I’m in no way looking for any responses to this, I am merely venting out of pure sadness and frustration. I just need to get this out somewhere for myself.
Each time I think I can make any progress with my self image, I get a blow to the chest. Knocked back down. Struggle to even get to my feet again.
I get told not to compare myself to others or there’s no need, but there is! Especially when the prevalence of other women is around. Gorgeous and so fit it’s not even funny. I don’t compare to them and it “doesn’t matter” but at the same time I can tell it does deep down. Clearly I am not enough in that sense and the need to look for the rest of what I don’t have is a high need.
I can’t even begin to grow in this area of my life. I can’t love myself or see beauty in myself when I feel so much lesser than those women on Instagram who have attention when I’m asleep or away.
I hate being lied to about it too. I’m not clueless to how algorithms work and what appears on feeds after lookin at certain things. You search it, it shows up.
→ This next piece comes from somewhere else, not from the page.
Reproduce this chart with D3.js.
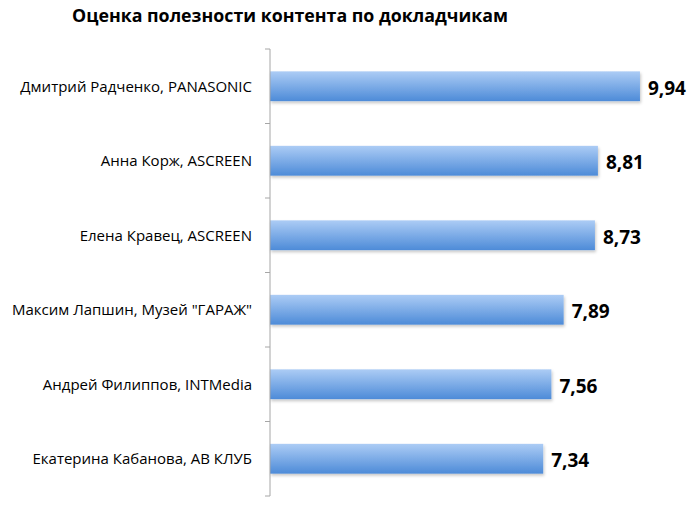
<!DOCTYPE html>
<html><head><meta charset="utf-8">
<script src="https://cdn.jsdelivr.net/npm/d3@7"></script>
<style>body{margin:0;background:#fff}</style>
</head><body>
<script>
const categories = ["Дмитрий Радченко, PANASONIC","Анна Корж, ASCREEN","Елена Кравец, ASCREEN","Максим Лапшин, Музей \"ГАРАЖ\"","Андрей Филиппов, INTMedia","Екатерина Кабанова, АВ КЛУБ"];
const values = [9.94, 8.81, 8.73, 7.89, 7.56, 7.34];
const valueLabels = ["9,94","8,81","8,73","7,89","7,56","7,34"];
const title = "Оценка полезности контента по докладчикам";

const W=690,H=505;
const svg=d3.select("body").append("svg").attr("width",W).attr("height",H);
const defs=svg.append("defs");
const g=defs.append("linearGradient").attr("id","bg").attr("x1",0).attr("y1",0).attr("x2",0).attr("y2",1);
g.append("stop").attr("offset","0%").attr("stop-color","#acccf5");
g.append("stop").attr("offset","100%").attr("stop-color","#4d8bd8");
const f=defs.append("filter").attr("id","sh").attr("x","-5%").attr("y","-20%").attr("width","110%").attr("height","160%");
f.append("feDropShadow").attr("dx",1).attr("dy",2).attr("stdDeviation",1.5).attr("flood-color","#000").attr("flood-opacity",0.22);

const x=d3.scaleLinear().domain([0,10]).range([270,642.2]);
const y=d3.scaleBand().domain(categories).range([49,496]).paddingInner(0.6).paddingOuter(0.3);

svg.append("text").attr("x",72).attr("y",22).attr("font-family","Open Sans, sans-serif").attr("font-weight","bold").attr("font-size",17.8).attr("fill","#000").text(title);

svg.selectAll("rect.bar").data(values).enter().append("rect").attr("class","bar")
 .attr("x",x(0)).attr("y",(d,i)=>y(categories[i])).attr("width",d=>x(d)-x(0)).attr("height",y.bandwidth())
 .attr("fill","url(#bg)").attr("filter","url(#sh)");

// axis
const band=(496-49)/categories.length;
const ticks=d3.range(categories.length+1).map(i=>49+i*band);
svg.append("line").attr("x1",270).attr("x2",270).attr("y1",49).attr("y2",496).attr("stroke","#a6a6a6").attr("stroke-width",1);
svg.selectAll("line.t").data(ticks).enter().append("line").attr("class","t")
 .attr("x1",265).attr("x2",270).attr("y1",d=>d).attr("y2",d=>d).attr("stroke","#a6a6a6");

svg.selectAll("text.cat").data(categories).enter().append("text").attr("class","cat")
 .attr("x",252).attr("y",d=>y(d)+y.bandwidth()/2).attr("dy","0.35em").attr("text-anchor","end")
 .attr("font-family","Open Sans, sans-serif").attr("font-size",15).attr("fill","#000").text(d=>d);

svg.selectAll("text.val").data(values).enter().append("text").attr("class","val")
 .attr("x",d=>x(d)+8).attr("y",(d,i)=>y(categories[i])+y.bandwidth()/2+2).attr("dy","0.35em")
 .attr("font-family","Open Sans, sans-serif").attr("font-weight","bold").attr("font-size",19).attr("fill","#000").text((d,i)=>valueLabels[i]);
</script>
</body></html>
Why do people lie? I don’t think it’s to protect the other, I think it’s to be selfish and secretive and feel bigger than the other person so they can’t be right.
I’m tired of wishing I looked like someone I wasn’t. I’m tired of feeling like I need to compete with women who aren’t in the picture. I just hate myself and wish I was so much more so that I was wanted as much as I could be.
I’m sick of being walked on and lied to. I don’t do anything to deserve that. I’ve got a big heart I really do and to disrespect me and not appreciate me enough just hurts.